Written task.
Take the lines from the top down to and including the one with "170, 175, 180]" and repeat them exactly. Omit images.

[START OF Collected material]

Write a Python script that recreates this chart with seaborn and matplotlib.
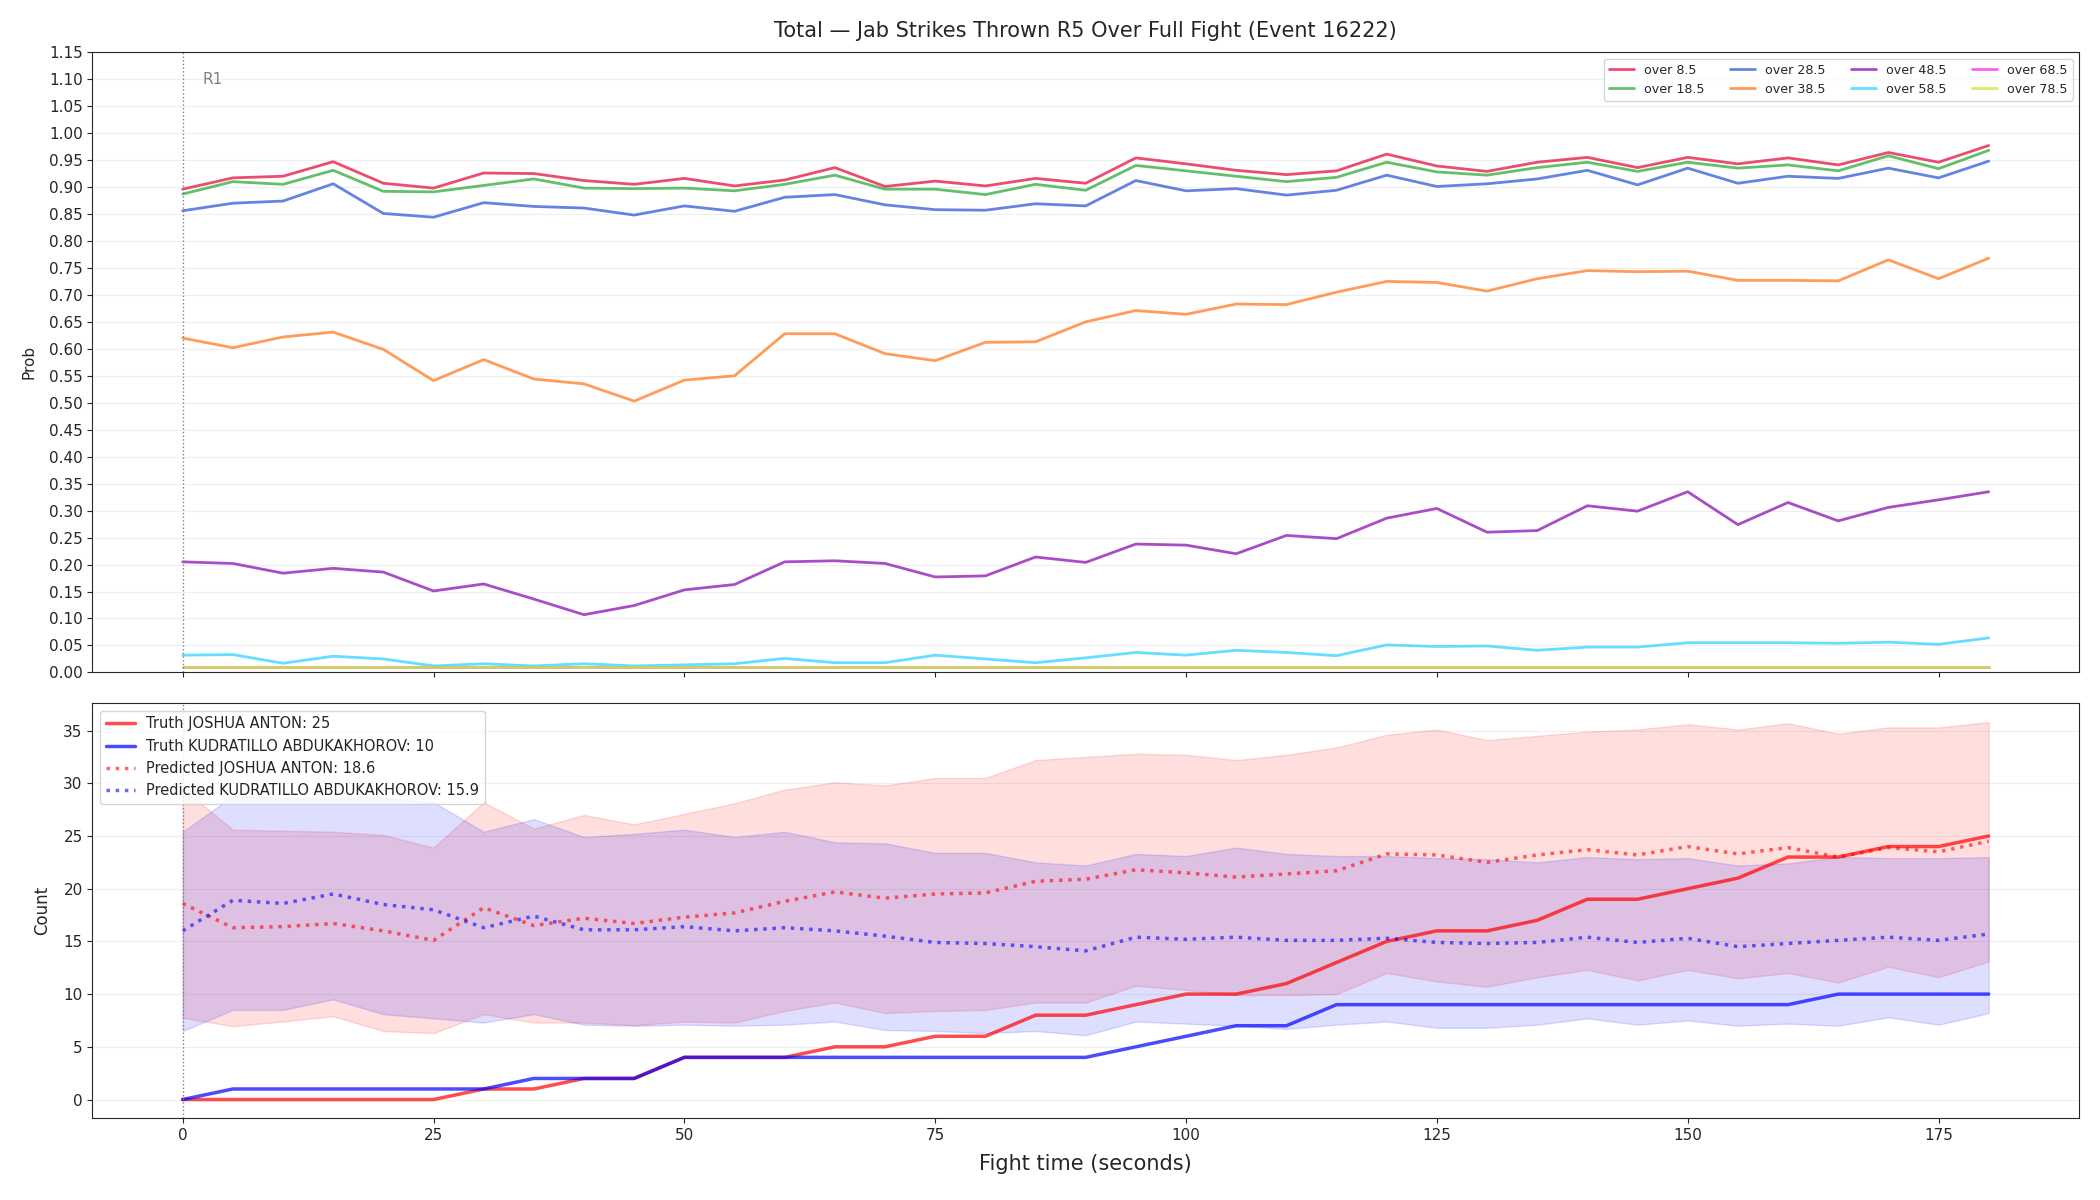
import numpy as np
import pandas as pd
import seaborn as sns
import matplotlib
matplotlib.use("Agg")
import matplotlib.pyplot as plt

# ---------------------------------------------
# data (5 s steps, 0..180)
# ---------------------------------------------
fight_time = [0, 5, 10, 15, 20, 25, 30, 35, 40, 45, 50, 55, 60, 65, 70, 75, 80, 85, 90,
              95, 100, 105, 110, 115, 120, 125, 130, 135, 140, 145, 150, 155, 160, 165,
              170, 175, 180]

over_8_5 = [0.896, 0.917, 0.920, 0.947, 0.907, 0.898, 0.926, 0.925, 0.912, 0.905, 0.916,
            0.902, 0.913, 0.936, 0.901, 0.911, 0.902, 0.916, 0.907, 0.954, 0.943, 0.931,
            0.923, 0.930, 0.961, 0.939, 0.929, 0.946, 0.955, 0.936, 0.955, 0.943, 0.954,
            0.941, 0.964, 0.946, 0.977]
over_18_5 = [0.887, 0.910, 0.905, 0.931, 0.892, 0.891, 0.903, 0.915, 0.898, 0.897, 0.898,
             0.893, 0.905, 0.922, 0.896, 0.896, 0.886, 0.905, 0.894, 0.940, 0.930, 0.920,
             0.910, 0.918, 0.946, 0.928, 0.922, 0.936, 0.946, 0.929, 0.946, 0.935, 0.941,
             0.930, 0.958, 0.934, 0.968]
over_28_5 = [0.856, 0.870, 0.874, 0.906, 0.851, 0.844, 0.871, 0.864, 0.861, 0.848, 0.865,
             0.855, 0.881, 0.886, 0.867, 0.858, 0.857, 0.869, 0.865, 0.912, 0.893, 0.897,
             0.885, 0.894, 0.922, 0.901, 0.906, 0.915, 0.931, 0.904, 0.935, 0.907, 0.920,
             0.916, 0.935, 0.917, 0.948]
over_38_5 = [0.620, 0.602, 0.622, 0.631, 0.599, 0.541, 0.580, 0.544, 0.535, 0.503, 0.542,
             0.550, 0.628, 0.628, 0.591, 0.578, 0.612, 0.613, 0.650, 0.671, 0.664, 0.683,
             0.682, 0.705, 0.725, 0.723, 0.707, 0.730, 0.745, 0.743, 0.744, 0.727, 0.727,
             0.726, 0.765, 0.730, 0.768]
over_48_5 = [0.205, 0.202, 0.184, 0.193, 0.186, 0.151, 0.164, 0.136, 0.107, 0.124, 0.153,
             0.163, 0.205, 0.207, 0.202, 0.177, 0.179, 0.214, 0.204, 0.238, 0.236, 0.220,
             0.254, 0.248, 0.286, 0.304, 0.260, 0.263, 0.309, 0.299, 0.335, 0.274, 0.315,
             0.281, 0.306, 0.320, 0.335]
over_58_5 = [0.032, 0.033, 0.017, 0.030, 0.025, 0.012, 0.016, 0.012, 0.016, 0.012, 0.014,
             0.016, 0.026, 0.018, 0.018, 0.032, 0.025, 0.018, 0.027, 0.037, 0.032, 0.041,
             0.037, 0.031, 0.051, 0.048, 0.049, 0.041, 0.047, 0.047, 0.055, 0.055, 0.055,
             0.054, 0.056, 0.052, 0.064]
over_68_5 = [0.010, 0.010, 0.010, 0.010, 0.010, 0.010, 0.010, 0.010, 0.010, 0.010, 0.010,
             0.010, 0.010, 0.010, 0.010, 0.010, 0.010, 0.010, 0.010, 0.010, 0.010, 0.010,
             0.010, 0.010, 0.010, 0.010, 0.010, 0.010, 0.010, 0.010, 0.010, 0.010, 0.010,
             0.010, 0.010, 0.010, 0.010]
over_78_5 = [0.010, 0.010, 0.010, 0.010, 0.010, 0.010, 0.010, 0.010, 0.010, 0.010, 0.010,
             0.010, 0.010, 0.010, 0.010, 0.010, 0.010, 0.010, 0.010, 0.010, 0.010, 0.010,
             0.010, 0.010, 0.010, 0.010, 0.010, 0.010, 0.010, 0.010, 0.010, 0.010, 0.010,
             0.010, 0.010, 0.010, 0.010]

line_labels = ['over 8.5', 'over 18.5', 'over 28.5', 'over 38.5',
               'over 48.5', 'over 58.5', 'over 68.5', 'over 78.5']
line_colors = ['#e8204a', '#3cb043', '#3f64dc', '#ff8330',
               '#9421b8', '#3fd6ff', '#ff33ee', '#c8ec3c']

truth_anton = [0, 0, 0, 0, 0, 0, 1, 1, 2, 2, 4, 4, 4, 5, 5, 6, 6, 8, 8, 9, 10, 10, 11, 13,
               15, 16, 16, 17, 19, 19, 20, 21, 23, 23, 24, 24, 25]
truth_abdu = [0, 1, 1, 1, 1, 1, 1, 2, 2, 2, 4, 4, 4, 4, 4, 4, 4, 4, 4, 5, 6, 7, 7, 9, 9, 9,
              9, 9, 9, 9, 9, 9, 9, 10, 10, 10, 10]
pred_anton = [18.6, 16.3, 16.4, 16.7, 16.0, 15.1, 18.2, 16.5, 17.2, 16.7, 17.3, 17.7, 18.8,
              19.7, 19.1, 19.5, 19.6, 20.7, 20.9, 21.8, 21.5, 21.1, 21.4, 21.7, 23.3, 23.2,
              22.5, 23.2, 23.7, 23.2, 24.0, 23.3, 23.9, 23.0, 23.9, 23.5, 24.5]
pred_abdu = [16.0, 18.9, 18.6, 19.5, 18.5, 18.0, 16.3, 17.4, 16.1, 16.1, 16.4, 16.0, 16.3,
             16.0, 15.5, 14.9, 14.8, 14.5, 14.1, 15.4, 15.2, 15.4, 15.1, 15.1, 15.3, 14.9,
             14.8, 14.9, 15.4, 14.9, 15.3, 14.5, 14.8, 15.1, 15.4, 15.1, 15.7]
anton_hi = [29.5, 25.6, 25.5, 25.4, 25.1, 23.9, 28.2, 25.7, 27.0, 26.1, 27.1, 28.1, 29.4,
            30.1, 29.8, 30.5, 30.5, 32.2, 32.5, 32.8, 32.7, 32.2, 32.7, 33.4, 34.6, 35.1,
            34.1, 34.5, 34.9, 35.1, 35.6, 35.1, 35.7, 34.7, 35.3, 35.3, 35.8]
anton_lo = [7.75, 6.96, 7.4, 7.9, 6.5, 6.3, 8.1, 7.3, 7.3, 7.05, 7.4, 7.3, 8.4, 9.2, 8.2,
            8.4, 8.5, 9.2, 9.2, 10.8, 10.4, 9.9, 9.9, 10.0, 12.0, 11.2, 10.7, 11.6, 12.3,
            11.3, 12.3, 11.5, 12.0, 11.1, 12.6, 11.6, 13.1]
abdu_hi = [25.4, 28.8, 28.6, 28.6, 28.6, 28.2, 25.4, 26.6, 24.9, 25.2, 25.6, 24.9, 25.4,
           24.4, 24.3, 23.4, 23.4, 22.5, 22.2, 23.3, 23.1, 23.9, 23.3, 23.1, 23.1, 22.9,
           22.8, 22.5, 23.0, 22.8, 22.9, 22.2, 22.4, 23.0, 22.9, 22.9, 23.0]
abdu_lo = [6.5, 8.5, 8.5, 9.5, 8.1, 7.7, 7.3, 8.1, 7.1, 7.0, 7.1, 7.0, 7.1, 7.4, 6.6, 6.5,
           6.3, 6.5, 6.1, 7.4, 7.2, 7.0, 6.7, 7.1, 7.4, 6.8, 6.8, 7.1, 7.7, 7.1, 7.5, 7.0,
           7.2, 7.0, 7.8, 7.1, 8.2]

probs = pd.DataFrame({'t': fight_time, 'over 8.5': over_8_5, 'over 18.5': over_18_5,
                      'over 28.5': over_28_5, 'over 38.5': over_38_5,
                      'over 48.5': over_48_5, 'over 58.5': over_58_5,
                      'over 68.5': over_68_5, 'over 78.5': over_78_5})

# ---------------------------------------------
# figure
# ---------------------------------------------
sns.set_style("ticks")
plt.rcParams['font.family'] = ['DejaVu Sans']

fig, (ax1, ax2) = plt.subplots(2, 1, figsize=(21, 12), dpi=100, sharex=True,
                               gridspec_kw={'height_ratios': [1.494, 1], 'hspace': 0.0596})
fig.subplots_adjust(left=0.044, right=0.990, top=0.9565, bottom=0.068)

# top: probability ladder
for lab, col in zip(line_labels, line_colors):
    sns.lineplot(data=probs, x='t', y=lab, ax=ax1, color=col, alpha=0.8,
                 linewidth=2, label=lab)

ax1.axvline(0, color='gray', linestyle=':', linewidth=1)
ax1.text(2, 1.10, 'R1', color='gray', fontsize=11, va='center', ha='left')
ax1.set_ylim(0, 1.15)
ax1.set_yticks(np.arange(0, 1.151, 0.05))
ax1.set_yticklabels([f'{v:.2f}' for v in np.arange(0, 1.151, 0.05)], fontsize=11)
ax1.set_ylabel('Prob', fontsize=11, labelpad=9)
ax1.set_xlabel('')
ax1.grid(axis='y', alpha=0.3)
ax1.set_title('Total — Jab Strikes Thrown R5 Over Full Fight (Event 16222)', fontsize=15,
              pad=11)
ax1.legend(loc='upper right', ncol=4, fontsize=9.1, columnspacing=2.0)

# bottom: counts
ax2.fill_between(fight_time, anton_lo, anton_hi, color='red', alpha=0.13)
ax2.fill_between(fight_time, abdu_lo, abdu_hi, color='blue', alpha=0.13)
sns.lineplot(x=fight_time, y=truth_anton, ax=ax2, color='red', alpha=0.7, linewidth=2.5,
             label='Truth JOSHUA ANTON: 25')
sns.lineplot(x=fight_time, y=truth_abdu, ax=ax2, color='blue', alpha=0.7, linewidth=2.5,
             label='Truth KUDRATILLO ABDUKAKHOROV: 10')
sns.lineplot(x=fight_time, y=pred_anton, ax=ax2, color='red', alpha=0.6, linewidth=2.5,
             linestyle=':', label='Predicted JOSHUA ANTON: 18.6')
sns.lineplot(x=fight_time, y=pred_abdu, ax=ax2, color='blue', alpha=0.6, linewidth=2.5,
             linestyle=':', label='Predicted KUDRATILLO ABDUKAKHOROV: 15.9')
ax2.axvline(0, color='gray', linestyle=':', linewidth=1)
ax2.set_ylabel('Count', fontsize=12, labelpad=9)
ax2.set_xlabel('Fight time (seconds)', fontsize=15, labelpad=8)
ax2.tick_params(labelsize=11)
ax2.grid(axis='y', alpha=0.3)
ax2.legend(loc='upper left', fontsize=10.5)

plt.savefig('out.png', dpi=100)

[END OF Collected material]

Answer for this exercise.
Write a Python script that recreates this chart with seaborn and matplotlib.
import numpy as np
import pandas as pd
import seaborn as sns
import matplotlib
matplotlib.use("Agg")
import matplotlib.pyplot as plt

# ---------------------------------------------
# data (5 s steps, 0..180)
# ---------------------------------------------
fight_time = [0, 5, 10, 15, 20, 25, 30, 35, 40, 45, 50, 55, 60, 65, 70, 75, 80, 85, 90,
              95, 100, 105, 110, 115, 120, 125, 130, 135, 140, 145, 150, 155, 160, 165,
              170, 175, 180]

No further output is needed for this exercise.